Archives for July 2022

Director’s Letter 5th & University / July 2022

 
Photo of Robert Saarnio by Kevin Bain/Ole Miss CommunicationsGreetings everyone, from the University Museum and Faulkner’s Rowan Oak! As you all may doubtless recall we are fully open 12 months a year at both sites, and in these pages you’ll see the wide variety of our Summer programs and exhibitions — to which we warmly welcome you along with friends, associates, and visiting family of any age.

Two developments of very recent weeks deserve particular mention, first and foremost the now filled professional staff roster with the arrival to their positions of Curator of Education Rosa Salas and Museum Preparator Ricky Way. Both Rosa and Ricky, deriving from their own specialized fields, backgrounds, and bodies of professional experience, have added new depth of talent and skill to an already supremely gifted staff team. Upon occasion of your next visit I welcome you to greet them if they cross your path, or find me and I’ll be most pleased to introduce you. With all of our roles now filled with such widely-skilled colleagues, you can entirely count on the Museum and Rowan Oak to sustain our diverse programming and our quality of visitor experience.

Second of note is the honor award received by the Museum on June 9th in Raymond, Mississippi at the conference and annual meeting of the Mississippi Heritage Trust — its 2022 Heritage Award for Stewardship, on behalf of over twenty years of support and oversight of William Faulkner’s Rowan Oak. We are of course deeply humbled to have this recognition by the state’s leading historic preservation advocacy organization, and we’ve received calls from Chancellor Glenn Boyce and Provost Noel Wilkin in recent days extending their congratulations.

As I noted from the podium in accepting this honor, all credit is due to the Curator of Rowan Oak, Bill Griffith, who has served as the site’s daily manager and interpreter for the entirety of the period of the house having been assigned to the Museum by the University, since the late 1990s. Bill is the public face of Rowan Oak, and his leadership is highly notable for its vision, strategic thinking, story-telling skills, and warmth of spirit to diverse visitors from all states and several foreign countries annually.

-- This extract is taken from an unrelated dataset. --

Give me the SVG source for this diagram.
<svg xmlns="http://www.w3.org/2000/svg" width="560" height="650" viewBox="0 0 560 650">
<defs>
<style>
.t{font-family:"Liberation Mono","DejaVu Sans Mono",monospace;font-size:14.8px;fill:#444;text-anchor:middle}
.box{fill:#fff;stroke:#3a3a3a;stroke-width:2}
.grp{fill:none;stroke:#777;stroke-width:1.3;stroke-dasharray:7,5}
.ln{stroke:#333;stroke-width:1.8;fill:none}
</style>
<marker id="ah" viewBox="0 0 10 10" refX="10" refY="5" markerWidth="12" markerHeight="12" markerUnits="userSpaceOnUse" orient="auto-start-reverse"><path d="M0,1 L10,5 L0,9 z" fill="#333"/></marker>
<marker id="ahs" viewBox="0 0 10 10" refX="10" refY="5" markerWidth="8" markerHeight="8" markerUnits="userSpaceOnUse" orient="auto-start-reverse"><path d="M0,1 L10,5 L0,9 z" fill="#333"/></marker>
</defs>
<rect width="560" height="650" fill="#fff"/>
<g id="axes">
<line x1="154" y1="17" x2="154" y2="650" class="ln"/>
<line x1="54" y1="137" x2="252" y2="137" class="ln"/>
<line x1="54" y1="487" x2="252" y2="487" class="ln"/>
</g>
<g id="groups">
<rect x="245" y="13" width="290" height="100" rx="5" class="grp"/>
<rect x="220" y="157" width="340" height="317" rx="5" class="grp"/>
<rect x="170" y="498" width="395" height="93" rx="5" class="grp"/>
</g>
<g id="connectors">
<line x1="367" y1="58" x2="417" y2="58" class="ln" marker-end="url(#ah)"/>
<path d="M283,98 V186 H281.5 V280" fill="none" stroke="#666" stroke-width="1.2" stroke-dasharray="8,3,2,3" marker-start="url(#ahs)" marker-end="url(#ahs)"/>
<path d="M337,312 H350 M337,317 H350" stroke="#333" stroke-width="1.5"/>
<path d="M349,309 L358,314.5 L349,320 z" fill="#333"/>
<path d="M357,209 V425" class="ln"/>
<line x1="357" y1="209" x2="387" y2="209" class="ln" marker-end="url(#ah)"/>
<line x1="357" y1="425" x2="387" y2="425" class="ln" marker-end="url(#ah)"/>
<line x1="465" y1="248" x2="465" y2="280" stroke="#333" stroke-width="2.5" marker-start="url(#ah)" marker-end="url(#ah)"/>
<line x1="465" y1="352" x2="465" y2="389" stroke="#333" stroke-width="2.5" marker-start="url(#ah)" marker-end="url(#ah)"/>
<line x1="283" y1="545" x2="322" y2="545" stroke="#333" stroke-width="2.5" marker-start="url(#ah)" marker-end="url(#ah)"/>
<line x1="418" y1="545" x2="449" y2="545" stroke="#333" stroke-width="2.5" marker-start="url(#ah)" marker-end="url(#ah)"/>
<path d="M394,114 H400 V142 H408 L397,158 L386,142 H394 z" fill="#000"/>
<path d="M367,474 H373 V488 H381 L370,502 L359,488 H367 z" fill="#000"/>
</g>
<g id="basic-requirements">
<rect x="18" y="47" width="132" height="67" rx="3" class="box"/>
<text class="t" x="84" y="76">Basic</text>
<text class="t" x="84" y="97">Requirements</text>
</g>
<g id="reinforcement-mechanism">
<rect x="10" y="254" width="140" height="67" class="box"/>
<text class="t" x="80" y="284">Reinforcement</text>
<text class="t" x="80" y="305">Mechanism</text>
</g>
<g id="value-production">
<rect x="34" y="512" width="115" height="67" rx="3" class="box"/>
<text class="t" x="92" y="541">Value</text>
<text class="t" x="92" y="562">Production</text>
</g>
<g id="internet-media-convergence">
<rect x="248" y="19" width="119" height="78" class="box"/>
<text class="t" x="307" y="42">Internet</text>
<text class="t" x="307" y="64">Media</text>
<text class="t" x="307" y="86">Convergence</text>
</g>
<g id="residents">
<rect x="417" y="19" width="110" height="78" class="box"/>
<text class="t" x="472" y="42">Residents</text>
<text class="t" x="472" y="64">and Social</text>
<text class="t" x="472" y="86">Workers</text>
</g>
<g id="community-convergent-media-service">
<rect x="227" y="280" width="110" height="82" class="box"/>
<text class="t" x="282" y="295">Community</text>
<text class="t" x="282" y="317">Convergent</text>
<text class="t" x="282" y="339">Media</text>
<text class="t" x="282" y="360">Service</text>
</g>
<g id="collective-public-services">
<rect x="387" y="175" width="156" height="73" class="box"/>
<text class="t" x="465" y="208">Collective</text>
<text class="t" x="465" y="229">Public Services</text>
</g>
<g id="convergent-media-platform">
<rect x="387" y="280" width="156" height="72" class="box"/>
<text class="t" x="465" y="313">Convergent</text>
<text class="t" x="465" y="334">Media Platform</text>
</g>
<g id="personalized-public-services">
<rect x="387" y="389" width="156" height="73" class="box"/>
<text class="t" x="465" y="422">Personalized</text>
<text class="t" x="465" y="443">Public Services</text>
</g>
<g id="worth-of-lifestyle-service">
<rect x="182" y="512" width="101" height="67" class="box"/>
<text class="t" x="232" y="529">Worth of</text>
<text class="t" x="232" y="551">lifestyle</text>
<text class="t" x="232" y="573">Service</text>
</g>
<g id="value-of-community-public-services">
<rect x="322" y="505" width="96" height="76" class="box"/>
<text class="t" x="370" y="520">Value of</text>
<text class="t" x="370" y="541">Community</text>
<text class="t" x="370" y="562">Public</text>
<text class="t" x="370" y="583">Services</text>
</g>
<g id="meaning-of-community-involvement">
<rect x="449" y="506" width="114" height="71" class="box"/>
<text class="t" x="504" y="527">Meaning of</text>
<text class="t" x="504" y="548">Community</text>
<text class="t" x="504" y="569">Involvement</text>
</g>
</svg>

As I’ve said often, Bill is among a small handful of historic house museum curators nationally who combine the requisite skillsets of raconteur, preservation steward, University ambassador, scholar of the site, and research specialist on the Faulkner era. Many of you may have experienced Bill in action as an interpreter of the house to the visiting public, where a very rare skill is manifested daily: the capacity to observe multiple visitors at one time and pivot instantly to each visitor’s particular area of interest, or expressed question. That each visitor question is answered comprehensively but also with exuberance and derived from a very evident encyclopedic knowledge base, creates a degree of visitor satisfaction in their Rowan Oak experience that in the museum field is priceless.

All that one needs to do is watch as visitors depart the house along the brick pathway or toward the landscape and outbuildings left and right: invariably smiling, and so often commenting on the delight or surprise of their encounter. Now that Assistant Curator Rachel Hudson has joined daily in the public’s experience of the house, we have two skilled staff partnering to augment information and learning outcomes, and the special historic site experience that constitutes a tour of a well-managed and professionally run historic house museum.

Enjoy the warm days ahead, and if they verge too notably toward hot come join us in Oxford’s only air-conditioned, art-filled and antiquities-exhibiting indoor experience … the coolest place in town!